JOB — Write out the material exactly, with the pictures left out.
-- -- --
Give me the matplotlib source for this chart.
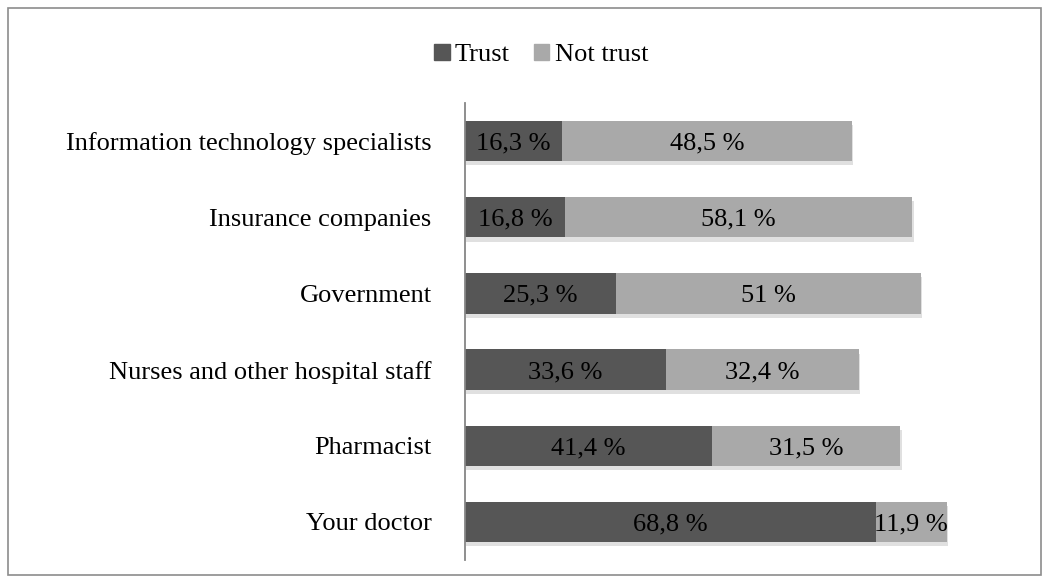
import matplotlib.pyplot as plt
import matplotlib.patches as patches
import matplotlib.patheffects as pe

categories = ["Information technology specialists", "Insurance companies",
              "Government", "Nurses and other hospital staff",
              "Pharmacist", "Your doctor"]
trust = [16.3, 16.8, 25.3, 33.6, 41.4, 68.8]
not_trust = [48.5, 58.1, 51.0, 32.4, 31.5, 11.9]
trust_labels = ["16,3 %", "16,8 %", "25,3 %", "33,6 %", "41,4 %", "68,8 %"]
not_trust_labels = ["48,5 %", "58,1 %", "51 %", "32,4 %", "31,5 %", "11,9 %"]

plt.rcParams['font.family'] = ['Liberation Serif', 'DejaVu Serif']

W, H = 1049, 581
fig = plt.figure(figsize=(W / 100, H / 100), dpi=100)

# outer frame
fig.patches.append(patches.Rectangle((8 / W, 6 / H), 1033 / W, 567 / H,
                                     transform=fig.transFigure, fill=False,
                                     edgecolor='#8c8c8c', linewidth=1.2))

xmax = 90
left, right = 465 / W, (465 + xmax * 5.97) / W
top, bottom = 1 - 103 / H, 1 - 560 / H
ax = fig.add_axes([left, bottom, right - left, top - bottom])

y = list(range(len(categories)))[::-1]
shadow = [pe.SimplePatchShadow(offset=(1, -3), shadow_rgbFace='#000000', alpha=0.12),
          pe.Normal()]
b1 = ax.barh(y, trust, height=0.53, color='#565656')
b2 = ax.barh(y, not_trust, left=trust, height=0.53, color='#a9a9a9')
for b in list(b1) + list(b2):
    b.set_path_effects(shadow)

fs = 19
for yi, t, n, tl, nl in zip(y, trust, not_trust, trust_labels, not_trust_labels):
    ax.text(t / 2, yi, tl, ha='center', va='center_baseline', fontsize=fs, color='black')
    ax.text(t + n / 2, yi, nl, ha='center', va='center_baseline', fontsize=fs, color='black')

ax.set_xlim(0, xmax)
ax.set_ylim(-0.5, 5.5)
ax.set_yticks(y)
ax.set_yticklabels(categories, fontsize=fs)
for lab in ax.get_yticklabels():
    lab.set_verticalalignment('center_baseline')
ax.tick_params(axis='y', length=0, pad=24)
ax.set_xticks([])
for s in ['top', 'right', 'bottom']:
    ax.spines[s].set_visible(False)
ax.spines['left'].set_color('#868686')
ax.spines['left'].set_linewidth(1.3)

handles = [patches.Patch(color='#565656', label='Trust'),
           patches.Patch(color='#a9a9a9', label='Not trust')]
fig.legend(handles=handles, loc='center', bbox_to_anchor=(541 / W, 1 - 55 / H),
           ncol=2, frameon=False, fontsize=fs, handlelength=0.6, handleheight=0.6,
           handletextpad=0.2, columnspacing=0.9)

fig.savefig('out.png', dpi=100)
-- -- --
EXERCISE ANSWER —
Give me the matplotlib source for this chart.
import matplotlib.pyplot as plt
import matplotlib.patches as patches
import matplotlib.patheffects as pe

categories = ["Information technology specialists", "Insurance companies",
              "Government", "Nurses and other hospital staff",
              "Pharmacist", "Your doctor"]
trust = [16.3, 16.8, 25.3, 33.6, 41.4, 68.8]
not_trust = [48.5, 58.1, 51.0, 32.4, 31.5, 11.9]
trust_labels = ["16,3 %", "16,8 %", "25,3 %", "33,6 %", "41,4 %", "68,8 %"]
not_trust_labels = ["48,5 %", "58,1 %", "51 %", "32,4 %", "31,5 %", "11,9 %"]

plt.rcParams['font.family'] = ['Liberation Serif', 'DejaVu Serif']

W, H = 1049, 581
fig = plt.figure(figsize=(W / 100, H / 100), dpi=100)

# outer frame
fig.patches.append(patches.Rectangle((8 / W, 6 / H), 1033 / W, 567 / H,
                                     transform=fig.transFigure, fill=False,
                                     edgecolor='#8c8c8c', linewidth=1.2))

xmax = 90
left, right = 465 / W, (465 + xmax * 5.97) / W
top, bottom = 1 - 103 / H, 1 - 560 / H
ax = fig.add_axes([left, bottom, right - left, top - bottom])

y = list(range(len(categories)))[::-1]
shadow = [pe.SimplePatchShadow(offset=(1, -3), shadow_rgbFace='#000000', alpha=0.12),
          pe.Normal()]
b1 = ax.barh(y, trust, height=0.53, color='#565656')
b2 = ax.barh(y, not_trust, left=trust, height=0.53, color='#a9a9a9')
for b in list(b1) + list(b2):
    b.set_path_effects(shadow)

fs = 19
for yi, t, n, tl, nl in zip(y, trust, not_trust, trust_labels, not_trust_labels):
    ax.text(t / 2, yi, tl, ha='center', va='center_baseline', fontsize=fs, color='black')
    ax.text(t + n / 2, yi, nl, ha='center', va='center_baseline', fontsize=fs, color='black')

ax.set_xlim(0, xmax)
ax.set_ylim(-0.5, 5.5)
ax.set_yticks(y)
ax.set_yticklabels(categories, fontsize=fs)
for lab in ax.get_yticklabels():
    lab.set_verticalalignment('center_baseline')
ax.tick_params(axis='y', length=0, pad=24)
ax.set_xticks([])
for s in ['top', 'right', 'bottom']:
    ax.spines[s].set_visible(False)
ax.spines['left'].set_color('#868686')
ax.spines['left'].set_linewidth(1.3)

handles = [patches.Patch(color='#565656', label='Trust'),
           patches.Patch(color='#a9a9a9', label='Not trust')]
fig.legend(handles=handles, loc='center', bbox_to_anchor=(541 / W, 1 - 55 / H),
           ncol=2, frameon=False, fontsize=fs, handlelength=0.6, handleheight=0.6,
           handletextpad=0.2, columnspacing=0.9)

fig.savefig('out.png', dpi=100)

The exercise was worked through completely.